Description
This Mediterranean Stuffed Zucchini recipe features tender zucchini boats filled with a flavorful mixture of sautéed vegetables, crumbled feta, fresh herbs, and a hint of lemon. Baked to golden perfection, this dish is a healthy and vibrant option perfect for a main course or side dish that brings the tastes of the Mediterranean to your table.
Ingredients
Scale
Zucchini Boats
- 4 medium zucchini (about 8–10 inches long)
- Extra virgin olive oil for drizzling
- Salt and pepper to taste
- 1/4 cup breadcrumbs (optional, for extra crunch)
Stuffing Mixture
- 1 cup crumbled feta cheese (use Greek feta for the most authentic flavor)
- 1 cup cherry tomatoes, quartered
- 1/2 cup kalamata olives, pitted and chopped
- 1 small red onion, finely chopped
- 2 garlic cloves, minced
- 1 tablespoon olive oil
- 1 teaspoon dried oregano
- 1/2 teaspoon ground cumin (optional, for a slightly smoky flavor)
- 1/4 cup fresh parsley, chopped
- 1/4 cup fresh basil, chopped
- 1 lemon, zested and juiced
Instructions
- Prepare the zucchini boats: Preheat your oven to 375°F (190°C). Wash and dry the zucchini, then slice each one lengthwise. Scoop out the flesh carefully, leaving about 1/4 inch around the edges to create a boat shape. Set the scooped flesh aside. Place the zucchini halves on a parchment-lined baking sheet, drizzle with olive oil, and season with salt and pepper.

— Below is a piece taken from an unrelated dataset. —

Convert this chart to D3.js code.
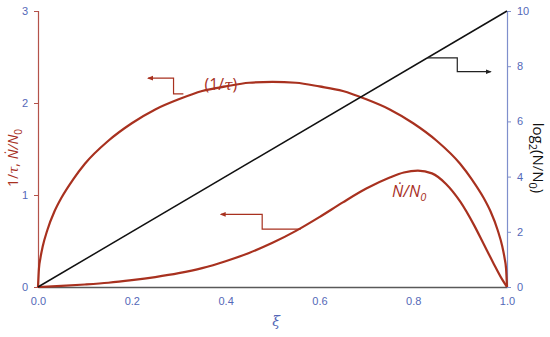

- Sauté aromatics: Heat olive oil in a skillet over medium heat. Add the finely chopped red onion and minced garlic, cooking for 3–4 minutes until they become soft and translucent.
- Cook zucchini flesh: Chop the reserved zucchini flesh into small pieces and add them to the skillet. Cook for 2–3 minutes to reduce moisture content.
- Add tomatoes and olives: Stir in the quartered cherry tomatoes, chopped kalamata olives, and season with a pinch of salt and pepper. Cook for about 5 minutes until the tomatoes release their juices.
- Combine stuffing ingredients: Remove the skillet from heat. Mix in the crumbled feta cheese, dried oregano, ground cumin if using, chopped parsley, basil, lemon zest, and half of the lemon juice. Stir until well combined.
- Stuff the zucchini: Spoon the filling into each zucchini half, pressing down gently to pack the mixture. Sprinkle breadcrumbs over the top if using, then drizzle with extra virgin olive oil.
- Bake: Bake in the preheated oven for 25–30 minutes, or until the zucchini is tender and the tops are golden brown.
- Finish and serve: Remove from the oven and let cool for a minute or two. Drizzle the remaining lemon juice over the stuffed zucchini, garnish with fresh parsley and basil, and serve warm as a delicious main or side dish.
Notes
- For a gluten-free version, omit the breadcrumbs or use gluten-free breadcrumbs.
- Ground cumin is optional but adds a lovely smoky depth to the stuffing.
- Use fresh herbs to maximize flavor, but dried herbs can be substituted in a pinch.
- These stuffed zucchinis can be prepared ahead of time and baked just before serving.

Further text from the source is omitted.